Теперь я внимательно рассматривал все вокруг, особенно людей в метро, на улице, в ресторане. Это были типичные жители большого города. Рабочие, служащие, представители интеллигенции. На всех центральных улицах, широких и просторных, было много автотранспорта. Я подумал, что если бы западный европеец был бы перенесен сюда с завязанными глазами, и его бы спросили, в каком городе он находится, он бы, наверное, назвал целый ряд различных городов Западной Европы.
В этом городе можно было купить многие вещи. В большом универсальном магазине можно было увидеть все, забытое во время войны, от зубной пасты до обуви, детских игрушек и тканей. Все это было еще довольно дорого, но нам было радостно видеть эти первые предвестники мирной экономики.
Архитектурной жемчужиной выглядел храм Василия Блаженного, стоящий на краю Красной площади, неподалеку от Кремля — московского замка. Возвратившись в Валентиновку, мы могли многое рассказать соотечественникам о городе, в котором они живут и работают.
Для нас это посещение должно было остаться первым и последним, однако это было совсем не в нашем характере. Мы были людьми молодыми, и не задумываясь, жена и я тайно перелезали через забор Валентиновки и одни совершали прогулки по Москве. Тогда мы еще ни слова не говорили по-русски. Однако жители Москвы к нам относились очень дружелюбно и при покупках всегда нам помогали. Для дочки мы купили меховую шубку и маленькие валенки.

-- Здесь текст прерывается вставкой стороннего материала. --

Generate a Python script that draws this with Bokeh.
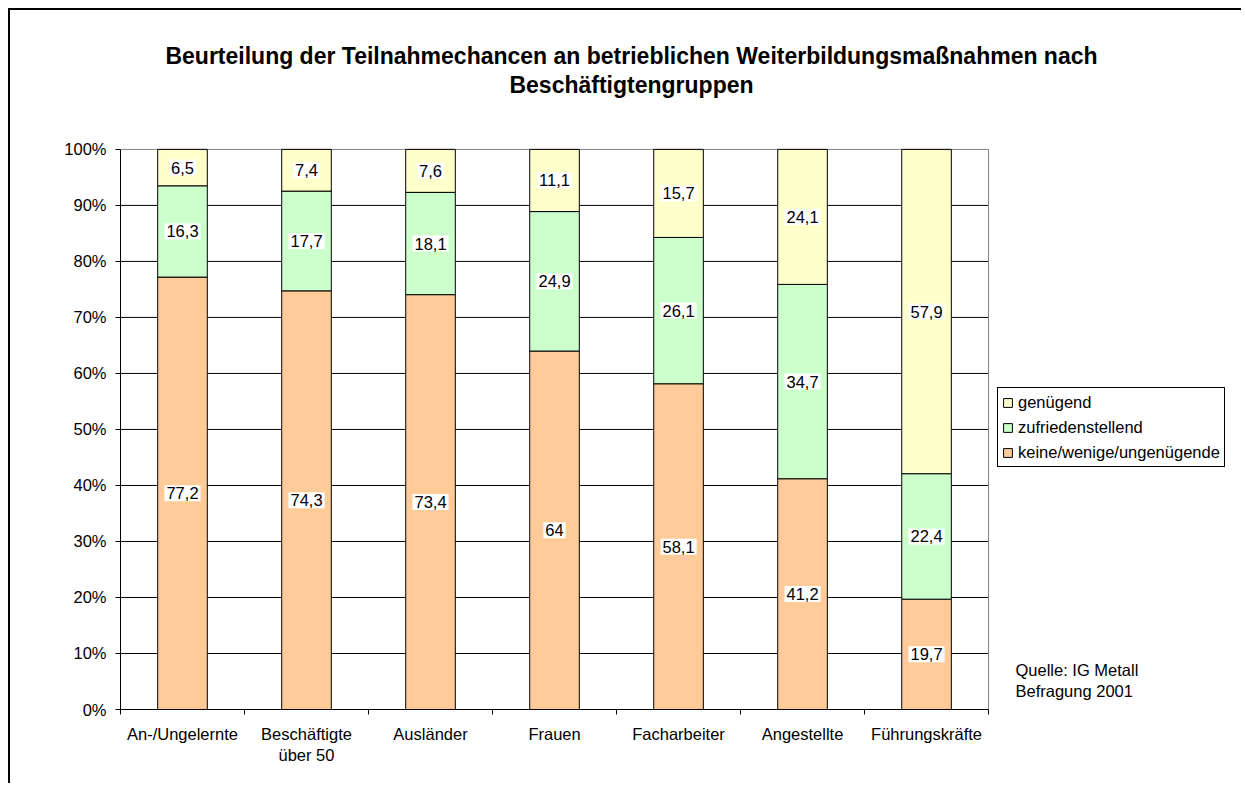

По возвращении в Осташков на вокзале нас встретил возчик с большими санями, запряженными двумя маленькими лохматыми лошадками. Да там было уже довольно много снега и уже стало действительно холодно. Мы погрузили наши чемоданы на дно саней, уселись сами, и упряжка поскользила к озеру и там опять по прямой к острову. Озеро крепко замерзло и его совсем занесло снегом.
Дома наша маленькая дочка плакала от радости, опять увидев родителей. Снова очутившись в Городомле, я особенно сильно воспринял разницу в уровне жизни между нами и нашими московскими коллегами. В Москве они жили как современные люди в одном из домов отдыха, а мы в Городомле — как первые поселенцы на новом континенте.